**TASK DIRECTIONS**
Output the lines below exactly, please, from the first line until the line with "0.4, 0.45, 0.48];", counting both.

>> START

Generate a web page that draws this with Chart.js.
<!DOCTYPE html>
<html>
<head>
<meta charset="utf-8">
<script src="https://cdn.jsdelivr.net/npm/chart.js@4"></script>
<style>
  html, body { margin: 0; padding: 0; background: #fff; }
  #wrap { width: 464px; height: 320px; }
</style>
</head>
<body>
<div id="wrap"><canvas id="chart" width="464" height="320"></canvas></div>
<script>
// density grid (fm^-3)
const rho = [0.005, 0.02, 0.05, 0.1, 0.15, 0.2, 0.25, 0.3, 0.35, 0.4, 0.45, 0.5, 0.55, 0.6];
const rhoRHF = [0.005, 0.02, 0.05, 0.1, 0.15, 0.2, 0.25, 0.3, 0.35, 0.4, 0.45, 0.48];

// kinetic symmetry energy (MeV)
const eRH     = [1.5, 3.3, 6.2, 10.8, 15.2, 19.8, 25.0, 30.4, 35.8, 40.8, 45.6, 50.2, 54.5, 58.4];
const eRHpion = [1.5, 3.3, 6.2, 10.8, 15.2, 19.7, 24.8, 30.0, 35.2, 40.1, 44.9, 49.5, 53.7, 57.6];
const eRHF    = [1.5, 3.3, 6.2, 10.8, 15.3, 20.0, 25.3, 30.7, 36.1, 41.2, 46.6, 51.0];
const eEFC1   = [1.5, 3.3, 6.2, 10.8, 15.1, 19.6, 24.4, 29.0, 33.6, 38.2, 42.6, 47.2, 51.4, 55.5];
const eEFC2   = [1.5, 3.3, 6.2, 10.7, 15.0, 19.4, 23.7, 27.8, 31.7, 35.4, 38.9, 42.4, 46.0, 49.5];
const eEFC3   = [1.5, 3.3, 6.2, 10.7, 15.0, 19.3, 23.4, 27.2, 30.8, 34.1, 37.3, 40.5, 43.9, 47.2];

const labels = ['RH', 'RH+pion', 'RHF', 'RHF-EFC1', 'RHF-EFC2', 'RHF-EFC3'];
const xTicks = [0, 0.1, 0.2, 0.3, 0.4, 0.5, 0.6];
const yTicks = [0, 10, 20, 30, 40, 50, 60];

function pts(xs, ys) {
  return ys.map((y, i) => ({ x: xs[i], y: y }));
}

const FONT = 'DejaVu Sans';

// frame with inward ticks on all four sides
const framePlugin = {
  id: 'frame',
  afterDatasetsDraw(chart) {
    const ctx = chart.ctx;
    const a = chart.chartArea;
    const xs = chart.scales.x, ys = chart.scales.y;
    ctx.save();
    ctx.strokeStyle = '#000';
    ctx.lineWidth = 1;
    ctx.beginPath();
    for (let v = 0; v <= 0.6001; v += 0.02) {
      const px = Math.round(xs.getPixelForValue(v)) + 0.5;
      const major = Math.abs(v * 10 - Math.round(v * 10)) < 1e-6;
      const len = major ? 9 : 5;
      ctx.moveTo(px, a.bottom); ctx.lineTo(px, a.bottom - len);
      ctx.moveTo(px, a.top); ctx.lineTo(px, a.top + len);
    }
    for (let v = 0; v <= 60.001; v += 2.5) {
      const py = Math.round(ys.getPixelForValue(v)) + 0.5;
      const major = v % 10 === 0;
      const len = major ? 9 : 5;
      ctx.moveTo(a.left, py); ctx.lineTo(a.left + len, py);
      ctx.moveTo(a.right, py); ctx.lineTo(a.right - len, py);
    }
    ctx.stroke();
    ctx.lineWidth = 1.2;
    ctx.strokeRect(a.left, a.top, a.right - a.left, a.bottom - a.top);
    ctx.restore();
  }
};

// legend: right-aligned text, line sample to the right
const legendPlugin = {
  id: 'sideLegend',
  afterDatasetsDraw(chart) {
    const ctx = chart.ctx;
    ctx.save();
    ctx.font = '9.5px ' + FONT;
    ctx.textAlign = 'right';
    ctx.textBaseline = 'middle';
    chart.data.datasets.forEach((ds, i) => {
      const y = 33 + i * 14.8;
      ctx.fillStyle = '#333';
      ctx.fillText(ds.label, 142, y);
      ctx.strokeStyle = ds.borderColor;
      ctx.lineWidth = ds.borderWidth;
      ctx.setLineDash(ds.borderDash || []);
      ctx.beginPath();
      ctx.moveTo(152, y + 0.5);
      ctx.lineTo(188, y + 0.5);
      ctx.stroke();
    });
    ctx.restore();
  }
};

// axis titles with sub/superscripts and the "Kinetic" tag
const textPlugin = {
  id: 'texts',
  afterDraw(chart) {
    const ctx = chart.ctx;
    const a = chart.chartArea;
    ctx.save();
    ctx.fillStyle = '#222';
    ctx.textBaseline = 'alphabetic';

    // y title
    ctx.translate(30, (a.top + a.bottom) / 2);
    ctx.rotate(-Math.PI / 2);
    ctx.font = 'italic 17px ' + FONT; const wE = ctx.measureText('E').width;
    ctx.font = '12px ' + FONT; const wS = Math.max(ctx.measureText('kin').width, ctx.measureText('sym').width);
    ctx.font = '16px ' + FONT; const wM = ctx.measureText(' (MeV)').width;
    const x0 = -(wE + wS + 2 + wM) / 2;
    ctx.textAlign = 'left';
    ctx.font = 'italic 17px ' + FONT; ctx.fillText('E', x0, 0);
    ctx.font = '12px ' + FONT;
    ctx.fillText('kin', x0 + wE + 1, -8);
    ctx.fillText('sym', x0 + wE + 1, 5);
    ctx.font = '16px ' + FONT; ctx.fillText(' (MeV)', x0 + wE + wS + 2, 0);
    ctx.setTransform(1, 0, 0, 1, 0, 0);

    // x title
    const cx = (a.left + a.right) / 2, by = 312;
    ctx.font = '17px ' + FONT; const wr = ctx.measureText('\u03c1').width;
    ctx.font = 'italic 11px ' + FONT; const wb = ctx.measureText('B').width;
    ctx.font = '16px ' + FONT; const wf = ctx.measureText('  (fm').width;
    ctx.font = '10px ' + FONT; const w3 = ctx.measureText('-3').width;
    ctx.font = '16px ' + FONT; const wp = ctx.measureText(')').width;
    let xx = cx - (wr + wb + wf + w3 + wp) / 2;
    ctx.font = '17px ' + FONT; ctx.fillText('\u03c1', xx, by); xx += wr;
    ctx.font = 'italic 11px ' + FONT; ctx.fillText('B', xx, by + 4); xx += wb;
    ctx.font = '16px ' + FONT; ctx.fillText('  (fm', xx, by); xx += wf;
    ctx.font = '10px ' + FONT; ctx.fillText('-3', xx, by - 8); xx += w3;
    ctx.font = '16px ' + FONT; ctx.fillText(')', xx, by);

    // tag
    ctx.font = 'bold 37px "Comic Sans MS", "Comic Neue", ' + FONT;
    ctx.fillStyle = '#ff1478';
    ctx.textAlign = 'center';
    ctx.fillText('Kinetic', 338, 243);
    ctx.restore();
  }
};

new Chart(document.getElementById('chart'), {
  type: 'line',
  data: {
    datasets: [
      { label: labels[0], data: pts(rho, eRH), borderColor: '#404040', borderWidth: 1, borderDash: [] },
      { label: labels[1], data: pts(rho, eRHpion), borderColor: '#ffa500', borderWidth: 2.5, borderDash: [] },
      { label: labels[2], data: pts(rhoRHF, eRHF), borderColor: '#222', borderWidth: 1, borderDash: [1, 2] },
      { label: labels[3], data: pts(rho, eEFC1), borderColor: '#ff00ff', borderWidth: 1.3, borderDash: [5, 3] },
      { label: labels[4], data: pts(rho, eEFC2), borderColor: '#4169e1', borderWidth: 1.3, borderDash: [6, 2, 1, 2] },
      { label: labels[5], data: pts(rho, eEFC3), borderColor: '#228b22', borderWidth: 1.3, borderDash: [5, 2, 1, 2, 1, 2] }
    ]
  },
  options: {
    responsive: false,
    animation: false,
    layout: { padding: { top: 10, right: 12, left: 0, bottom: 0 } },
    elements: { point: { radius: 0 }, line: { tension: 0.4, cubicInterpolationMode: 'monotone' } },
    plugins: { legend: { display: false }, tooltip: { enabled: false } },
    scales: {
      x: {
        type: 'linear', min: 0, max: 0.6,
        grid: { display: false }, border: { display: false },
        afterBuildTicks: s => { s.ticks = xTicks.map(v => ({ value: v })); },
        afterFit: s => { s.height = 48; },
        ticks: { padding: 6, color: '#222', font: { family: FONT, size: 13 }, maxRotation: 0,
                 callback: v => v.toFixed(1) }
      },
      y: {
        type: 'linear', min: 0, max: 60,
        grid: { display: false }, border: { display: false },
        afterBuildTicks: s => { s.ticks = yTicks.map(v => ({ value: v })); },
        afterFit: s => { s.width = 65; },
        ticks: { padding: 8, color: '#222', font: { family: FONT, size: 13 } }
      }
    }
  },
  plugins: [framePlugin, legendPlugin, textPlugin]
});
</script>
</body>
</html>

>> END

**OUTPUT OF THE TASK**
Generate a web page that draws this with Chart.js.
<!DOCTYPE html>
<html>
<head>
<meta charset="utf-8">
<script src="https://cdn.jsdelivr.net/npm/chart.js@4"></script>
<style>
  html, body { margin: 0; padding: 0; background: #fff; }
  #wrap { width: 464px; height: 320px; }
</style>
</head>
<body>
<div id="wrap"><canvas id="chart" width="464" height="320"></canvas></div>
<script>
// density grid (fm^-3)
const rho = [0.005, 0.02, 0.05, 0.1, 0.15, 0.2, 0.25, 0.3, 0.35, 0.4, 0.45, 0.5, 0.55, 0.6];
const rhoRHF = [0.005, 0.02, 0.05, 0.1, 0.15, 0.2, 0.25, 0.3, 0.35, 0.4, 0.45, 0.48];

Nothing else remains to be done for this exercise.